Funding for this project has come from a Margaret Storrs Grierson Scholar-in-Residence Fellowship at the Sophia Smith Collection, a SUNY Institute of Technology United University Professions Individual Development Award, a Bordin-Gillette Researcher Travel Fellowship at the Bentley Historical Library at the University of Michigan, a Jacob Rader Marcus Center fellowship at the American Jewish Archives, a fellowship at the New York Public Library, and a grant from the Gilder-Lehrman Institute of American History. A Library Research Award at the Rare Book and Manuscript Library of Columbia University came at a perfect time. The SUNY Oneonta History Department also provided multiple funding resources for this endeavor.
Judy Wellman and an anonymous reader offered important suggestions to improve our manuscript. Richard Hamm, Judy VanBuskirk, Nancy Dafoe, and especially Vivien Rose, who is tough to please but amazingly generous with her critique, all read a later draft and offered invaluable criticism. Julie Gallagher read the chapter on black women and offered astute comments and suggestions and then read the revised chapter.
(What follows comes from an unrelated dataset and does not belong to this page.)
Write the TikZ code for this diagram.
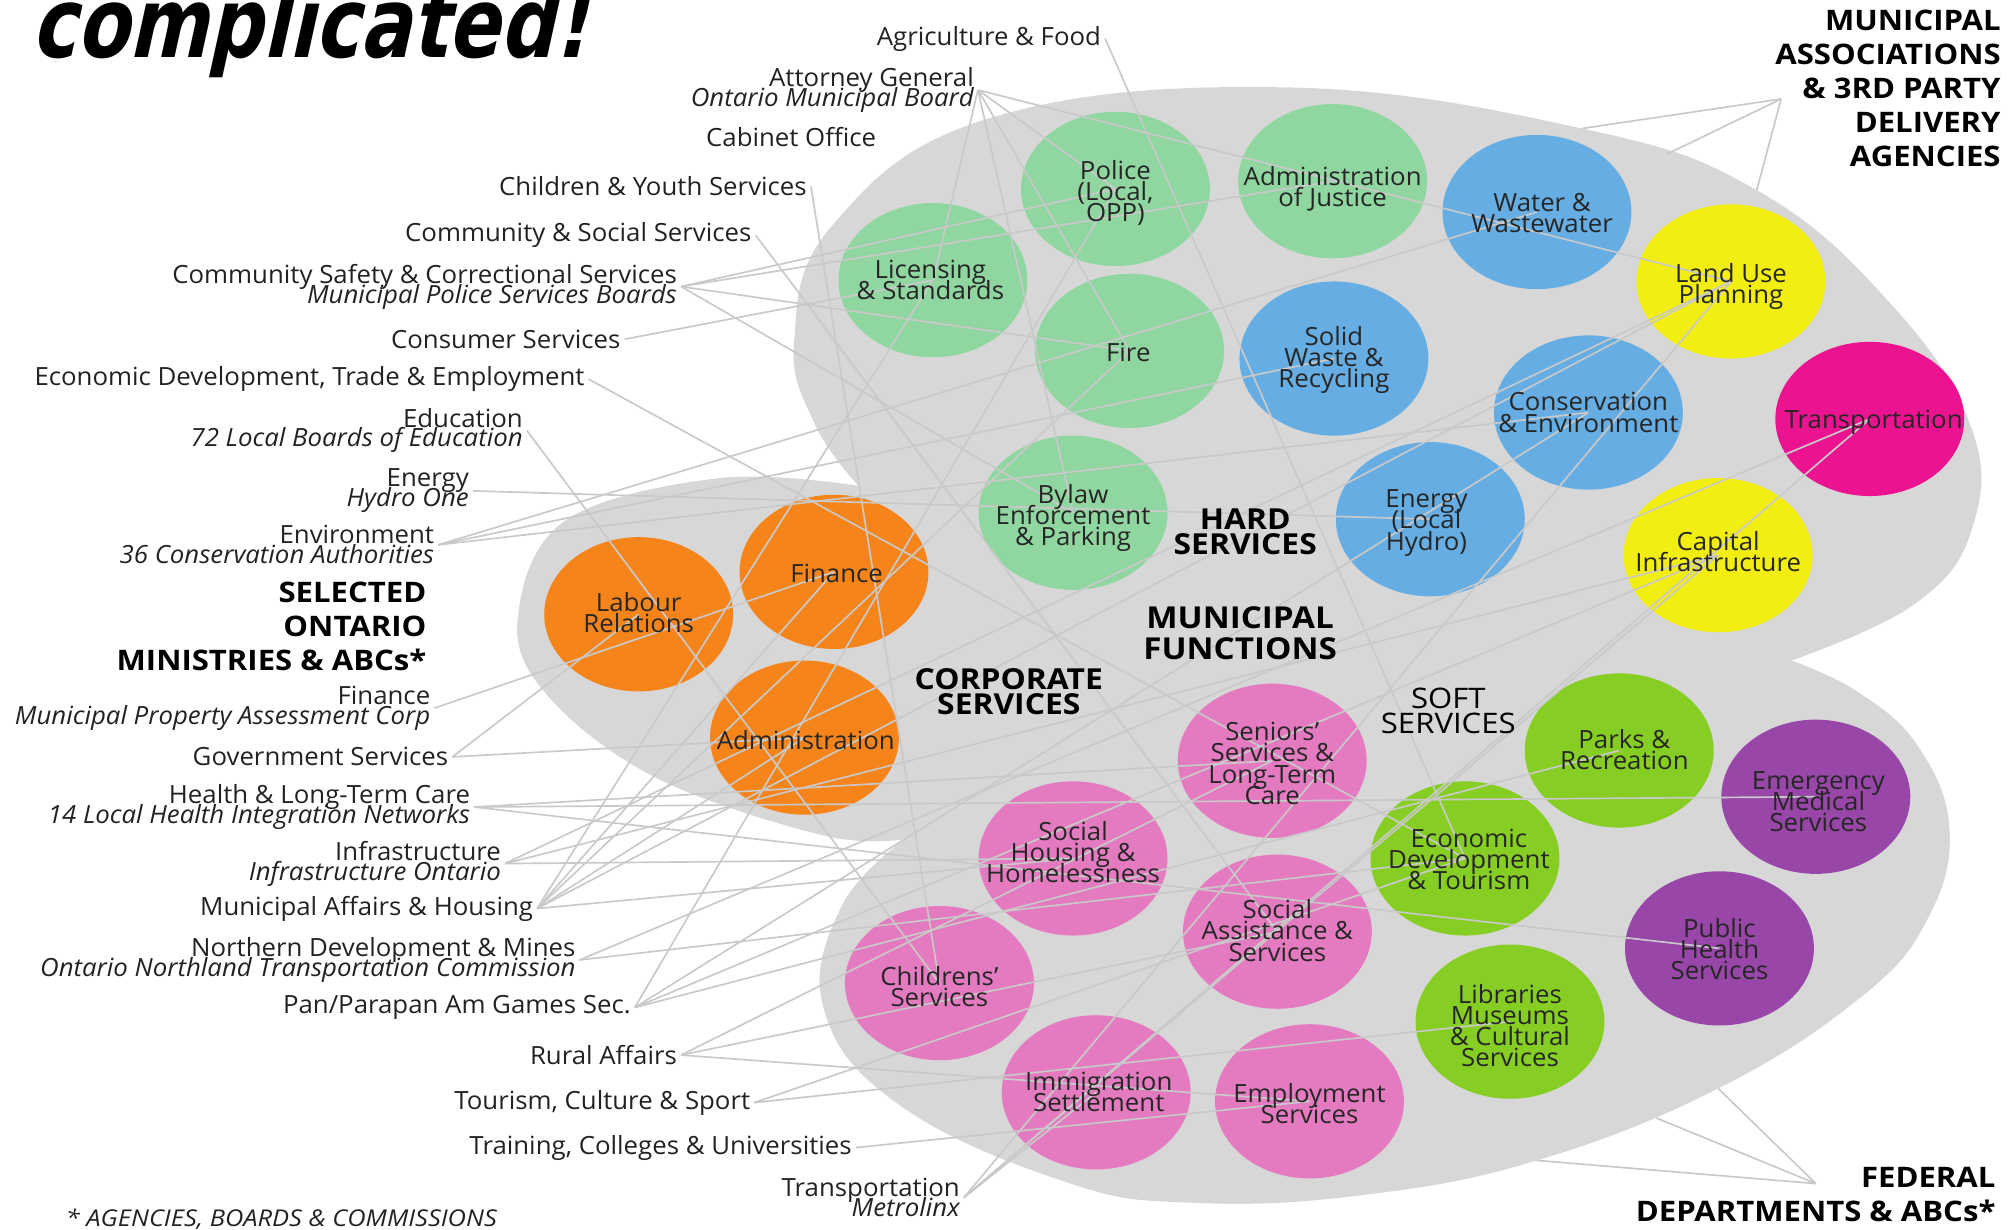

Jennifer Lemak and Ashley Hopkins-Benton at the New York State Museum asked for brief articles drawing on research we were already engaged in, helping us to think more deeply about those particular topics. Both of them have been very supportive throughout our research and writing process. Michael McGandy, Sara Ferguson, Bethany Wasik, and Julia Cook of Cornell University Press deserve special thanks for their assistance with this book project.